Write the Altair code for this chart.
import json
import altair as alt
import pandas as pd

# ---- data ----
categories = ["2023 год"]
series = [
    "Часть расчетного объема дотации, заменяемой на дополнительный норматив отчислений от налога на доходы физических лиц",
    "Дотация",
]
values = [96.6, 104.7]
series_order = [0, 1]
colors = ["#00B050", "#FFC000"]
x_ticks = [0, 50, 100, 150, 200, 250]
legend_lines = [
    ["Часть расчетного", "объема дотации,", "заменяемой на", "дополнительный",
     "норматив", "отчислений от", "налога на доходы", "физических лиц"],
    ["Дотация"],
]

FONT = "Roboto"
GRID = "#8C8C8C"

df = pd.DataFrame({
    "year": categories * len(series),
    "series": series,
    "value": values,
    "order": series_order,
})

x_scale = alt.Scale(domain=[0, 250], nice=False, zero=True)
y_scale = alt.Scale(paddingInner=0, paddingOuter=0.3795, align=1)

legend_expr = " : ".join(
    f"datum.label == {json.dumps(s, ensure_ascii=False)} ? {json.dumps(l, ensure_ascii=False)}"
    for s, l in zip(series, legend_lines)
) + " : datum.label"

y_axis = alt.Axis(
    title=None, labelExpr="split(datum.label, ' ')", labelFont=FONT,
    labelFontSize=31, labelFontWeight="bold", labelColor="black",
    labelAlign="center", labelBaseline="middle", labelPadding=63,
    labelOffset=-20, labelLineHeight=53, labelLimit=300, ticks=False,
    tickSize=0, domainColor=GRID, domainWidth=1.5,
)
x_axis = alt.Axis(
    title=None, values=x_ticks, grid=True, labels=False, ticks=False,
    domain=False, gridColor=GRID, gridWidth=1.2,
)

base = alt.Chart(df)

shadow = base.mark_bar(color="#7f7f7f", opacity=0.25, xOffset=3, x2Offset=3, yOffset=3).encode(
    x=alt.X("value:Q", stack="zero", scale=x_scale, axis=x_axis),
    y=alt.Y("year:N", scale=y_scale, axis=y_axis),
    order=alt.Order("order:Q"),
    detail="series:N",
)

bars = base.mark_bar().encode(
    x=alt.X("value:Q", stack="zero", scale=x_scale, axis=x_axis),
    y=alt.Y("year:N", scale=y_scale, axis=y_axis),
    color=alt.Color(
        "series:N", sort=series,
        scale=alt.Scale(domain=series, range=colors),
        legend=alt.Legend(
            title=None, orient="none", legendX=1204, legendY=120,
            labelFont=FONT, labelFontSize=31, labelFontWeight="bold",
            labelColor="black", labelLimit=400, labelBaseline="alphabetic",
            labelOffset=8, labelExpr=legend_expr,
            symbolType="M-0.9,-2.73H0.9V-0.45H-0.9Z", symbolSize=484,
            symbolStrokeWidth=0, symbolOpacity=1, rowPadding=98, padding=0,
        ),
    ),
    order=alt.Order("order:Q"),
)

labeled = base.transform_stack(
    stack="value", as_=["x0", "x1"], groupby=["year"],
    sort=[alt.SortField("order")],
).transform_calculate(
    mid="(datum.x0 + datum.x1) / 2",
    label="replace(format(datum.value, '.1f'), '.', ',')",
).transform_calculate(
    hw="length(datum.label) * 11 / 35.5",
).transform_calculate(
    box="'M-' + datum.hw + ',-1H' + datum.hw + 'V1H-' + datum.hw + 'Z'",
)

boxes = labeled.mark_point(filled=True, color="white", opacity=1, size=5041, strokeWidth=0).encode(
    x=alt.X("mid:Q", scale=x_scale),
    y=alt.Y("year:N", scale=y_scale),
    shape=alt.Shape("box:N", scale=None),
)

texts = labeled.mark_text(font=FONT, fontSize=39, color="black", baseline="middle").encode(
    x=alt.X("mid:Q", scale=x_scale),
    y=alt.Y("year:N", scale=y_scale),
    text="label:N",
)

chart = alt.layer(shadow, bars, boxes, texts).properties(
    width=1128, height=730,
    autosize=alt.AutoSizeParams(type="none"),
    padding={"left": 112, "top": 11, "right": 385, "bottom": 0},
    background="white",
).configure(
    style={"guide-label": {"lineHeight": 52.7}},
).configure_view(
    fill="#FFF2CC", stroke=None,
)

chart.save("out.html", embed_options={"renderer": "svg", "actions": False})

- WHAT IS NEEDED
Copy exactly the lines that run from the first line of the data to the line containing "import pandas as pd", please, with both ends included and nothing else.

- PROBLEM SOLUTION
Write the Altair code for this chart.
import json
import altair as alt
import pandas as pd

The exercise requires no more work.